O resultado é que a votação obtida por Lula ficou dentro da margem de erro dos principais institutos, Datafolha e Ipec (antigo Ibope), mas Bolsonaro alcançou de seis a sete pontos percentuais a mais do que o previsto, resultando numa segunda colocação bem mais palatável para o atual presidente da República.

Embora, na entrevista que concedeu no cercadinho logo após o final da apuração, Bolsonaro parecia insatisfeito por ter perdido para Lula. Acreditava ele que poderia mesmo vencer no primeiro turno, como vinha alardeando nos dias que antecederam o pleito? Vá saber.

Bolsonaro obteve mais de 51 milhões de votos, 43,20% do total, um resultado que surpreendeu a quem acreditou que ele não chegaria a 40% do total, incluindo todos os eleitores de Lula. Pesou para isso o desempenho nos três maiores colégios eleitorais do país, onde só perdeu em Minas Gerais, mesmo assim por uma diferença bem menor do que a aferida pelos institutos.
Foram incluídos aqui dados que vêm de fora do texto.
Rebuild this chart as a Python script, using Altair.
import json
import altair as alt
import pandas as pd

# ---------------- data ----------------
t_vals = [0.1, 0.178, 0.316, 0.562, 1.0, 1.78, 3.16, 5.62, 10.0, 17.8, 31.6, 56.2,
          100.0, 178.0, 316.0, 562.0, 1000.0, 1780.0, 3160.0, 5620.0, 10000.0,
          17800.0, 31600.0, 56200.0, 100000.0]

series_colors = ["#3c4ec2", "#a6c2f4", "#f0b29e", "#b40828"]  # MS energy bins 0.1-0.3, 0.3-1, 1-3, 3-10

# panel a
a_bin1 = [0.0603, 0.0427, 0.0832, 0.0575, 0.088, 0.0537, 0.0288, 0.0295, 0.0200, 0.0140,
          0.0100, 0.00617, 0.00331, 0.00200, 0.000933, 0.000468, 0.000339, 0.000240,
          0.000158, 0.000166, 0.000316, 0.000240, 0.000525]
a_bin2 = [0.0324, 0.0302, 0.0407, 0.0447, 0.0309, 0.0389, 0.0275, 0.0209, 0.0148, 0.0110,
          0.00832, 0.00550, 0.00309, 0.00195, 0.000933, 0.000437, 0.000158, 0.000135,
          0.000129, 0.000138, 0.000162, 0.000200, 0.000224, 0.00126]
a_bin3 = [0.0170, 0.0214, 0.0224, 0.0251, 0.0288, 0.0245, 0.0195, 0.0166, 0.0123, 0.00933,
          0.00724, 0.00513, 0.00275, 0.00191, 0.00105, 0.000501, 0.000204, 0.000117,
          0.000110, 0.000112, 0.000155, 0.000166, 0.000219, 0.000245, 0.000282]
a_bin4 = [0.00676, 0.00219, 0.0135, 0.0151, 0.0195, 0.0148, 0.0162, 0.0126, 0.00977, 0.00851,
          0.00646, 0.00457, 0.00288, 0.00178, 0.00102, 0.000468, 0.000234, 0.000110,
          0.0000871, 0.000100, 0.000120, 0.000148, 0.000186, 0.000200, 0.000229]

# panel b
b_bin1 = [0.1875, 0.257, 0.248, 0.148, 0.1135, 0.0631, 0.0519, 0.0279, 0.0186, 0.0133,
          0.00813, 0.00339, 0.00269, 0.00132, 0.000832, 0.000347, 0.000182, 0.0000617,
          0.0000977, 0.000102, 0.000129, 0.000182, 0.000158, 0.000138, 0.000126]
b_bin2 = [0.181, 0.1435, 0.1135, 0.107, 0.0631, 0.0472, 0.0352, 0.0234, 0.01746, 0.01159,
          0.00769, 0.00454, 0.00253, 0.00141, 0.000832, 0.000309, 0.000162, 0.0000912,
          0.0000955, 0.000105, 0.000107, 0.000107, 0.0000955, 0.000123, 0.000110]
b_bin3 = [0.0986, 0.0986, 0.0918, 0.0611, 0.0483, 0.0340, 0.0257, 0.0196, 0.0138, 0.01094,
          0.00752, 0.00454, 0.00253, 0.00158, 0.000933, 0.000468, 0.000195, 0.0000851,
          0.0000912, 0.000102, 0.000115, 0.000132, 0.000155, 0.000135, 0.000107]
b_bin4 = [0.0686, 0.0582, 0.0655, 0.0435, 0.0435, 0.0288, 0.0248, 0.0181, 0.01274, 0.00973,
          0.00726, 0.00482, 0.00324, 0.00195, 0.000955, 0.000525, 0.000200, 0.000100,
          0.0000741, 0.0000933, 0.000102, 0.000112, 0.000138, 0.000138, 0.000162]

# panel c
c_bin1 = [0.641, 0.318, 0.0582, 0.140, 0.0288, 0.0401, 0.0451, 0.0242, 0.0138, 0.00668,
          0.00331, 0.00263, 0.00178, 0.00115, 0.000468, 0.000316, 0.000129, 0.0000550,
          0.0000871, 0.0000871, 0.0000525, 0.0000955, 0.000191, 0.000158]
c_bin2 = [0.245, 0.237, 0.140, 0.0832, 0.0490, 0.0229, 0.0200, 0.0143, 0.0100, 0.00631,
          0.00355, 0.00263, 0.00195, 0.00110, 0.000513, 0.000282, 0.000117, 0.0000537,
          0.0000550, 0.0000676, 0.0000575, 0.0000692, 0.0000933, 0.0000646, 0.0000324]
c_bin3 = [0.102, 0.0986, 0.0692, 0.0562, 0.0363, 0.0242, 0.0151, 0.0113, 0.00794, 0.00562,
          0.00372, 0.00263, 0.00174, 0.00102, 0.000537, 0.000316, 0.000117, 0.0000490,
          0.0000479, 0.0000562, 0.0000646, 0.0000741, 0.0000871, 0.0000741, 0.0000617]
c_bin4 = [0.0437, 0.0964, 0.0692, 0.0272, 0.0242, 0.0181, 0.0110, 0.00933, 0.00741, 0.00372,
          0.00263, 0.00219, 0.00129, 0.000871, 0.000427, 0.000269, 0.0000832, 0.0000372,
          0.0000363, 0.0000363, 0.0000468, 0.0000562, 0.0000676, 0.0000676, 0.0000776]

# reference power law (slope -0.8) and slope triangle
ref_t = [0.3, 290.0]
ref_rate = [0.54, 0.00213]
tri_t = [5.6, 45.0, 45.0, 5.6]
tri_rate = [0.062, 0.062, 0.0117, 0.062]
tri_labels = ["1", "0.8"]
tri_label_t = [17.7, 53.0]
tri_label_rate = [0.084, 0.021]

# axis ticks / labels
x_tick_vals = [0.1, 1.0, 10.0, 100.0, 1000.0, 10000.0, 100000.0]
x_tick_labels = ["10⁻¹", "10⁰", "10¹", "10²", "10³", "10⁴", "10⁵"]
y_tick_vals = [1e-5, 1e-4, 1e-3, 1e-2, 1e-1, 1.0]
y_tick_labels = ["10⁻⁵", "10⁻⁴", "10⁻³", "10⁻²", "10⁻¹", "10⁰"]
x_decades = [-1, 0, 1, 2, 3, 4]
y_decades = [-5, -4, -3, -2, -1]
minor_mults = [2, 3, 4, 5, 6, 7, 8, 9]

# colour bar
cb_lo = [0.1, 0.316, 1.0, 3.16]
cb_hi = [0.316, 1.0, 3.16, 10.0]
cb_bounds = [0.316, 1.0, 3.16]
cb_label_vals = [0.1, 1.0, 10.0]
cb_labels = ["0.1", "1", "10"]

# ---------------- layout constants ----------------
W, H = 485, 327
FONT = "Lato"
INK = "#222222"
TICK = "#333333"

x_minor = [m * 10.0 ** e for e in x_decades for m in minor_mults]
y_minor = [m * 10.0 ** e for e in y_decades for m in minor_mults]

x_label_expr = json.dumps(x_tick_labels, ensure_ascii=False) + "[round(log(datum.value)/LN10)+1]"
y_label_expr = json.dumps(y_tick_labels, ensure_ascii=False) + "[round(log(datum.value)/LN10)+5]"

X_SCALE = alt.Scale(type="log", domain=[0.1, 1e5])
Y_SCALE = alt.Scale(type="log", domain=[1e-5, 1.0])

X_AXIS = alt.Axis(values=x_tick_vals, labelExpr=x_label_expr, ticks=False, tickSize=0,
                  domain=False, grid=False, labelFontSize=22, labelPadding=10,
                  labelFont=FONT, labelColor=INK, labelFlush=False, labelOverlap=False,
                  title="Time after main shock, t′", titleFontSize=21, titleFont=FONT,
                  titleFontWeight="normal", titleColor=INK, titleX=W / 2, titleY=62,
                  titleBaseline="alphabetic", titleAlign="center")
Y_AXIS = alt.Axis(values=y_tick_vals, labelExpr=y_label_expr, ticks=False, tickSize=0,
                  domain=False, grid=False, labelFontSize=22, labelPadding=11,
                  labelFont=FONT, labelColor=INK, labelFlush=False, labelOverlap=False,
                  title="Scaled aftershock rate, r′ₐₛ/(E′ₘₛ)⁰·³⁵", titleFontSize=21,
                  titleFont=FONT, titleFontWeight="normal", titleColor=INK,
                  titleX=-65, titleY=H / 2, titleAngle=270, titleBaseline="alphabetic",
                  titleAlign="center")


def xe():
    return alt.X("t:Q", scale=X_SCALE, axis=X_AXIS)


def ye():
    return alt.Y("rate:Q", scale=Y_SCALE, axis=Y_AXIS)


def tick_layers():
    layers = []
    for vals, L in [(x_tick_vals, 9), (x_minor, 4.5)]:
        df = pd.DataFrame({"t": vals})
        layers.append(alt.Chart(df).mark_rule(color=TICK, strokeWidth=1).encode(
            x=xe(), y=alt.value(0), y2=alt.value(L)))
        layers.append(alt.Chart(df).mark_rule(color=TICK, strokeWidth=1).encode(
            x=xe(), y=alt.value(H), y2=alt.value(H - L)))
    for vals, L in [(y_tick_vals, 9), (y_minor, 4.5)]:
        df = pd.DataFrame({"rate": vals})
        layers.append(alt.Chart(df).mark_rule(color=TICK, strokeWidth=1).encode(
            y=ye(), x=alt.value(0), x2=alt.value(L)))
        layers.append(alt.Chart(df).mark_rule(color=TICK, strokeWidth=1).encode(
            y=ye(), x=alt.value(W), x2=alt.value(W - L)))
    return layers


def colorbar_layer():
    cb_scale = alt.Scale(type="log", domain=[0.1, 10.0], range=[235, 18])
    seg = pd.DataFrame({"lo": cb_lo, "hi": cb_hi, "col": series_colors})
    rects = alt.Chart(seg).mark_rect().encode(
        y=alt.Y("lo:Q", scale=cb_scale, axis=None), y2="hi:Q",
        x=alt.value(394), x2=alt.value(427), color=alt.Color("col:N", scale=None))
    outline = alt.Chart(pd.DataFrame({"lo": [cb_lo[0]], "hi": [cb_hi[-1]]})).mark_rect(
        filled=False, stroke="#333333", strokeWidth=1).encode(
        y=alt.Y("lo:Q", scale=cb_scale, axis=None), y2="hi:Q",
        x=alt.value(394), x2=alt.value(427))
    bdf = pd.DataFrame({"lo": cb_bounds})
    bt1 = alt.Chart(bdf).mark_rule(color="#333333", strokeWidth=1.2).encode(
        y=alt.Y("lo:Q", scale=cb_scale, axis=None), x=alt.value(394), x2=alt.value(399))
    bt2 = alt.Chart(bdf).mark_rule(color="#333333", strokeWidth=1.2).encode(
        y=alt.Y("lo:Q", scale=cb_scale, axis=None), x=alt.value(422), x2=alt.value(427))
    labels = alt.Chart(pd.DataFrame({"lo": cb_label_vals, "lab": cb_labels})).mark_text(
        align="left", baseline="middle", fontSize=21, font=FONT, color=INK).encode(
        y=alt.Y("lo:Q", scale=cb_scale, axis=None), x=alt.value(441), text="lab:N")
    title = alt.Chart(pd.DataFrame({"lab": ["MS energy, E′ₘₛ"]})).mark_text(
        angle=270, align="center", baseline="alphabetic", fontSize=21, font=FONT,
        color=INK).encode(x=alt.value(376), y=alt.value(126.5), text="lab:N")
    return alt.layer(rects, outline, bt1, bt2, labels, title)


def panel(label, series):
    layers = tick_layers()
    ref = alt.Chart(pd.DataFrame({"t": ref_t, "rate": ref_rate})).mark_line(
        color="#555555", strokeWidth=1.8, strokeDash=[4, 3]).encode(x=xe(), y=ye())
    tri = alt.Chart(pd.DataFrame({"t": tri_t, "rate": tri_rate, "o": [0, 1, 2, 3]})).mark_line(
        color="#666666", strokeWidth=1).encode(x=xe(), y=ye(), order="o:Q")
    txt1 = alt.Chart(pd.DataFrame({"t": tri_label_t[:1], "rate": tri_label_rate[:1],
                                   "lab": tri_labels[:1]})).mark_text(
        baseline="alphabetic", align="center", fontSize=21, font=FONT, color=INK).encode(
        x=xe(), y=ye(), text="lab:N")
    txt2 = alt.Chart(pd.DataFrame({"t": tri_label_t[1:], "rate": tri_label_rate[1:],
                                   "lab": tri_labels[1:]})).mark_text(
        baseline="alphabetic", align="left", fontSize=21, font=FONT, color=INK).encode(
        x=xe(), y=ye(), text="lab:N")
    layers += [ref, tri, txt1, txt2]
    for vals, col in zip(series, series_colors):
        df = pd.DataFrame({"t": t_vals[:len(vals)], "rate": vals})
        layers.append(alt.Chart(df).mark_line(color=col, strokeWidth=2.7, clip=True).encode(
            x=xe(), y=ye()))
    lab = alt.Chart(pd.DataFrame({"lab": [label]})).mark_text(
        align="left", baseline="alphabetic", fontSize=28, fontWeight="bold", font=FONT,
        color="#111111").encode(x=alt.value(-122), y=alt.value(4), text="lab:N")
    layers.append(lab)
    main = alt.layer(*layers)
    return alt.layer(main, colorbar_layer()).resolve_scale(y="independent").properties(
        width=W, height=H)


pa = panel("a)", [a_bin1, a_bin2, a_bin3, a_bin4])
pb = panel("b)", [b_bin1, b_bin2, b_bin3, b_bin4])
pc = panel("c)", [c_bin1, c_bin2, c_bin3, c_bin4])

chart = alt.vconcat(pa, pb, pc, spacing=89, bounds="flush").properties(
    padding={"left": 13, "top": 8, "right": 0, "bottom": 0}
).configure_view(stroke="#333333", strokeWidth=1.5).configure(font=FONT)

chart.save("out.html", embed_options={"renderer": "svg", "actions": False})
Aliás, foi exatamente na região Sudeste onde as pesquisas erraram grosseiramente.

Um dia antes da eleição, o Ipec dizia que Lula ganharia em São Paulo com 9 pontos de diferença, 48% a 39%, venceria em Minas com 21 pontos de frente, 55% a 34%, e venceria com empate técnico no Rio de Janeiro, 46% a 42%. Resultado: Bolsonaro venceu em São Paulo, 47,71% a 40,89%, ganhou com folga no seu reduto, o Rio de Janeiro, 51,09% a 40,68%, e encurtou a distância em Minas Gerais, 48,29% a 43,60% para Lula.
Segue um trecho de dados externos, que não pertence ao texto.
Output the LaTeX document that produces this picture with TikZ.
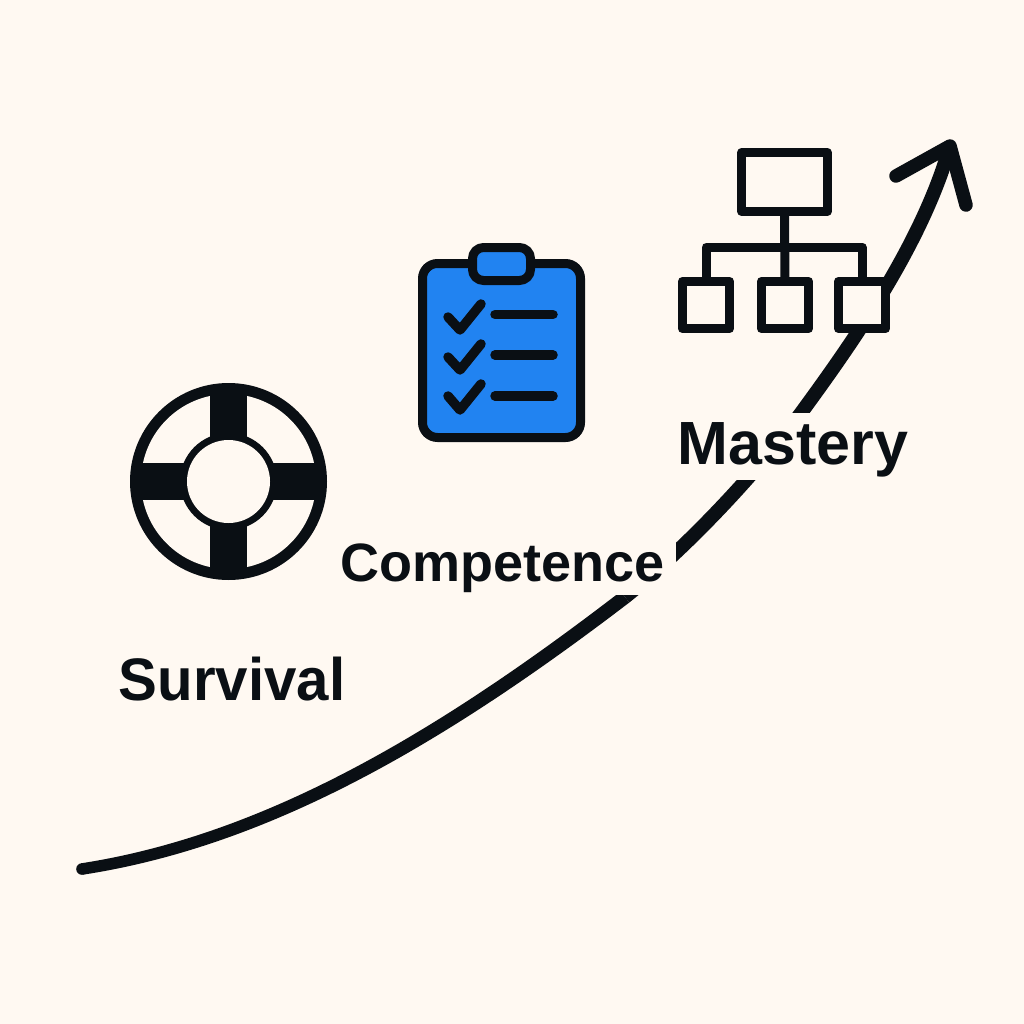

Esse foi o primeiro baque para os lulistas. O outro, mais preocupante, foi a vitória maiúscula do bolsonarismo no Congresso, com destaque para a eleição de 20 dos 27 cargos de senadores em disputa, com o requinte de eleger comensais da cozinha de Bolsonaro, como ex-ministros e ex-secretários, que eram foram motivos de pilhéria por parte da oposição. Uma prova de que o discurso tosco do presidente agrada seus eleitores.

O general vice-presidente Hamilton Mourão foi eleito senador pelo Rio Grande do Sul.  Damares Alves, ex-ministra da Mulher, Família e Direitos Humanos, foi eleita senadora pelo Distrito Federal. O astronauta Marcos Pontes, ex-ministro da Ciência e Tecnologia, foi eleito senador por São Paulo.

A ex-ministra da Agricultura, Tereza Cristina, foi eleita senadora pelo Mato Grosso do Sul. Rogério Marinho, ex-ministro do Desenvolvimento Regional, foi eleito senador pelo Rio Grande do Norte. Até o ex-ministro da Justiça Sergio Moro foi eleito senador pelo Paraná. E Jorge Seif, ex-secretário de Aquicultura, foi eleito senador por Santa Catarina.

Outros ex-ministros, Onyx Lorenzoni, da Cidadania, e Tarcísio de Freitas, da Infraestrutura, passaram em primeiro lugar para o segundo turno na disputa pelos governos do Rio Grande do Sul e de São Paulo. No maior colégio eleitoral do país, as pesquisas sempre apontaram Fernando Haddad com ampla vantagem.

E ainda no primeiro turno, Cláudio Castro e Romeu Zema foram reeleitos governadores do Rio de Janeiro e Minas Gerais, desbancando com facilidade os aliados lulistas Marcelo Freixo e Alexandre Kalil.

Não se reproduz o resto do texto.